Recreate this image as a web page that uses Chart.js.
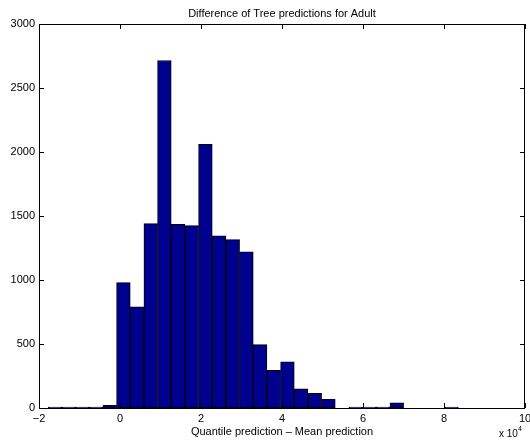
<!DOCTYPE html>
<html>
<head>
<meta charset="utf-8">
<script src="https://cdn.jsdelivr.net/npm/chart.js@4.4.1/dist/chart.umd.min.js"></script>
<style>
  html, body { margin: 0; padding: 0; background: #fff; }
  #wrap { width: 530px; height: 440px; }
</style>
</head>
<body>
<div id="wrap"><canvas id="hist" width="530" height="440"></canvas></div>
<script>
// histogram bins (x in units of 10^4), 30 bins
const binCenters = [
  -1.604, -1.266, -0.929, -0.591, -0.254, 0.084, 0.421, 0.759, 1.096, 1.434,
   1.771,  2.109,  2.446,  2.784,  3.121, 3.459, 3.796, 4.134, 4.471, 4.809,
   5.146,  5.484,  5.821,  6.159,  6.496, 6.834, 7.171, 7.509, 7.846, 8.184
];
const binCounts = [
  2, 4, 4, 5, 20, 980, 790, 1440, 2715, 1435,
  1425, 2060, 1345, 1315, 1220, 495, 295, 360, 150, 115,
  68, 0, 2, 4, 4, 40, 0, 0, 0, 2
];
const xTicks = [-2, 0, 2, 4, 6, 8, 10];
const yTicks = [0, 500, 1000, 1500, 2000, 2500, 3000];

const chartTitle = 'Difference of Tree predictions for Adult';
const xTitle = 'Quantile prediction \u2013 Mean prediction';

const FONT = "'Liberation Sans', Arial, Helvetica, sans-serif";

// box, inward ticks on all sides, title and the x 10^4 note (matlab look)
const matlabFrame = {
  id: 'matlabFrame',
  afterDatasetsDraw(chart) {
    const { ctx, chartArea: a, scales: { x, y } } = chart;
    const tl = 5;
    ctx.save();
    ctx.strokeStyle = '#000';
    ctx.lineWidth = 1;
    ctx.beginPath();
    x.ticks.forEach(t => {
      const px = Math.round(x.getPixelForValue(t.value)) + 0.5;
      ctx.moveTo(px, a.bottom); ctx.lineTo(px, a.bottom - tl);
      ctx.moveTo(px, a.top); ctx.lineTo(px, a.top + tl);
    });
    y.ticks.forEach(t => {
      const py = Math.round(y.getPixelForValue(t.value)) + 0.5;
      ctx.moveTo(a.left, py); ctx.lineTo(a.left + tl, py);
      ctx.moveTo(a.right, py); ctx.lineTo(a.right - tl, py);
    });
    ctx.stroke();
    ctx.strokeRect(a.left + 0.5, a.top + 0.5, a.right - a.left - 1, a.bottom - a.top);
    ctx.restore();
  },
  afterDraw(chart) {
    const { ctx, chartArea: a } = chart;
    ctx.save();
    ctx.fillStyle = '#000';
    ctx.font = '11px ' + FONT;
    ctx.textAlign = 'center';
    ctx.textBaseline = 'middle';
    ctx.fillText(chartTitle, (a.left + a.right) / 2, 13.5);
    // x 10^4
    ctx.textAlign = 'left';
    ctx.font = '10px ' + FONT;
    ctx.fillText('x 10', 499, 434);
    ctx.font = '7px ' + FONT;
    ctx.fillText('4', 518, 429);
    ctx.restore();
  }
};

const ctx = document.getElementById('hist');
new Chart(ctx, {
  type: 'bar',
  data: {
    datasets: [{
      data: binCenters.map((c, i) => ({ x: c, y: binCounts[i] === 0 ? null : binCounts[i] })),
      backgroundColor: '#00008F',
      borderColor: '#000',
      borderWidth: 1,
      borderSkipped: false,
      barPercentage: 1.0,
      categoryPercentage: 1.0,
      minBarLength: 1
    }]
  },
  options: {
    responsive: false,
    animation: false,
    events: [],
    layout: { padding: { top: 24, right: 5, bottom: 0, left: 0 } },
    plugins: {
      legend: { display: false },
      title: { display: false },
      tooltip: { enabled: false }
    },
    scales: {
      x: {
        type: 'linear',
        min: -2,
        max: 10,
        offset: false,
        grid: { display: false, drawTicks: false },
        border: { display: false },
        afterBuildTicks: (s) => { s.ticks = xTicks.map(v => ({ value: v })); },
        afterFit: (s) => { s.height = 32; s.paddingLeft = 0; s.paddingRight = 0; },
        ticks: {
          padding: 4,
          color: '#000',
          font: { family: FONT, size: 11 },
          maxRotation: 0,
          callback: (v) => String(v).replace('-', '\u2212')
        },
        title: {
          display: true,
          text: xTitle,
          color: '#000',
          font: { family: FONT, size: 11 },
          padding: { top: 0, bottom: 1 }
        }
      },
      y: {
        min: 0,
        max: 3000,
        grid: { display: false, drawTicks: false },
        border: { display: false },
        afterBuildTicks: (s) => { s.ticks = yTicks.map(v => ({ value: v })); },
        afterFit: (s) => { s.width = 39; s.paddingTop = 0; s.paddingBottom = 0; },
        ticks: {
          padding: 4,
          color: '#000',
          font: { family: FONT, size: 11 },
          callback: (v) => String(v)
        }
      }
    }
  },
  plugins: [matlabFrame]
});
</script>
</body>
</html>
════
Task description
Copy the data exactly. Any picture it contains is to be omitted.

Result
Recreate this image as a web page that uses Chart.js.
<!DOCTYPE html>
<html>
<head>
<meta charset="utf-8">
<script src="https://cdn.jsdelivr.net/npm/chart.js@4.4.1/dist/chart.umd.min.js"></script>
<style>
  html, body { margin: 0; padding: 0; background: #fff; }
  #wrap { width: 530px; height: 440px; }
</style>
</head>
<body>
<div id="wrap"><canvas id="hist" width="530" height="440"></canvas></div>
<script>
// histogram bins (x in units of 10^4), 30 bins
const binCenters = [
  -1.604, -1.266, -0.929, -0.591, -0.254, 0.084, 0.421, 0.759, 1.096, 1.434,
   1.771,  2.109,  2.446,  2.784,  3.121, 3.459, 3.796, 4.134, 4.471, 4.809,
   5.146,  5.484,  5.821,  6.159,  6.496, 6.834, 7.171, 7.509, 7.846, 8.184
];
const binCounts = [
  2, 4, 4, 5, 20, 980, 790, 1440, 2715, 1435,
  1425, 2060, 1345, 1315, 1220, 495, 295, 360, 150, 115,
  68, 0, 2, 4, 4, 40, 0, 0, 0, 2
];
const xTicks = [-2, 0, 2, 4, 6, 8, 10];
const yTicks = [0, 500, 1000, 1500, 2000, 2500, 3000];

const chartTitle = 'Difference of Tree predictions for Adult';
const xTitle = 'Quantile prediction \u2013 Mean prediction';

const FONT = "'Liberation Sans', Arial, Helvetica, sans-serif";

// box, inward ticks on all sides, title and the x 10^4 note (matlab look)
const matlabFrame = {
  id: 'matlabFrame',
  afterDatasetsDraw(chart) {
    const { ctx, chartArea: a, scales: { x, y } } = chart;
    const tl = 5;
    ctx.save();
    ctx.strokeStyle = '#000';
    ctx.lineWidth = 1;
    ctx.beginPath();
    x.ticks.forEach(t => {
      const px = Math.round(x.getPixelForValue(t.value)) + 0.5;
      ctx.moveTo(px, a.bottom); ctx.lineTo(px, a.bottom - tl);
      ctx.moveTo(px, a.top); ctx.lineTo(px, a.top + tl);
    });
    y.ticks.forEach(t => {
      const py = Math.round(y.getPixelForValue(t.value)) + 0.5;
      ctx.moveTo(a.left, py); ctx.lineTo(a.left + tl, py);
      ctx.moveTo(a.right, py); ctx.lineTo(a.right - tl, py);
    });
    ctx.stroke();
    ctx.strokeRect(a.left + 0.5, a.top + 0.5, a.right - a.left - 1, a.bottom - a.top);
    ctx.restore();
  },
  afterDraw(chart) {
    const { ctx, chartArea: a } = chart;
    ctx.save();
    ctx.fillStyle = '#000';
    ctx.font = '11px ' + FONT;
    ctx.textAlign = 'center';
    ctx.textBaseline = 'middle';
    ctx.fillText(chartTitle, (a.left + a.right) / 2, 13.5);
    // x 10^4
    ctx.textAlign = 'left';
    ctx.font = '10px ' + FONT;
    ctx.fillText('x 10', 499, 434);
    ctx.font = '7px ' + FONT;
    ctx.fillText('4', 518, 429);
    ctx.restore();
  }
};

const ctx = document.getElementById('hist');
new Chart(ctx, {
  type: 'bar',
  data: {
    datasets: [{
      data: binCenters.map((c, i) => ({ x: c, y: binCounts[i] === 0 ? null : binCounts[i] })),
      backgroundColor: '#00008F',
      borderColor: '#000',
      borderWidth: 1,
      borderSkipped: false,
      barPercentage: 1.0,
      categoryPercentage: 1.0,
      minBarLength: 1
    }]
  },
  options: {
    responsive: false,
    animation: false,
    events: [],
    layout: { padding: { top: 24, right: 5, bottom: 0, left: 0 } },
    plugins: {
      legend: { display: false },
      title: { display: false },
      tooltip: { enabled: false }
    },
    scales: {
      x: {
        type: 'linear',
        min: -2,
        max: 10,
        offset: false,
        grid: { display: false, drawTicks: false },
        border: { display: false },
        afterBuildTicks: (s) => { s.ticks = xTicks.map(v => ({ value: v })); },
        afterFit: (s) => { s.height = 32; s.paddingLeft = 0; s.paddingRight = 0; },
        ticks: {
          padding: 4,
          color: '#000',
          font: { family: FONT, size: 11 },
          maxRotation: 0,
          callback: (v) => String(v).replace('-', '\u2212')
        },
        title: {
          display: true,
          text: xTitle,
          color: '#000',
          font: { family: FONT, size: 11 },
          padding: { top: 0, bottom: 1 }
        }
      },
      y: {
        min: 0,
        max: 3000,
        grid: { display: false, drawTicks: false },
        border: { display: false },
        afterBuildTicks: (s) => { s.ticks = yTicks.map(v => ({ value: v })); },
        afterFit: (s) => { s.width = 39; s.paddingTop = 0; s.paddingBottom = 0; },
        ticks: {
          padding: 4,
          color: '#000',
          font: { family: FONT, size: 11 },
          callback: (v) => String(v)
        }
      }
    }
  },
  plugins: [matlabFrame]
});
</script>
</body>
</html>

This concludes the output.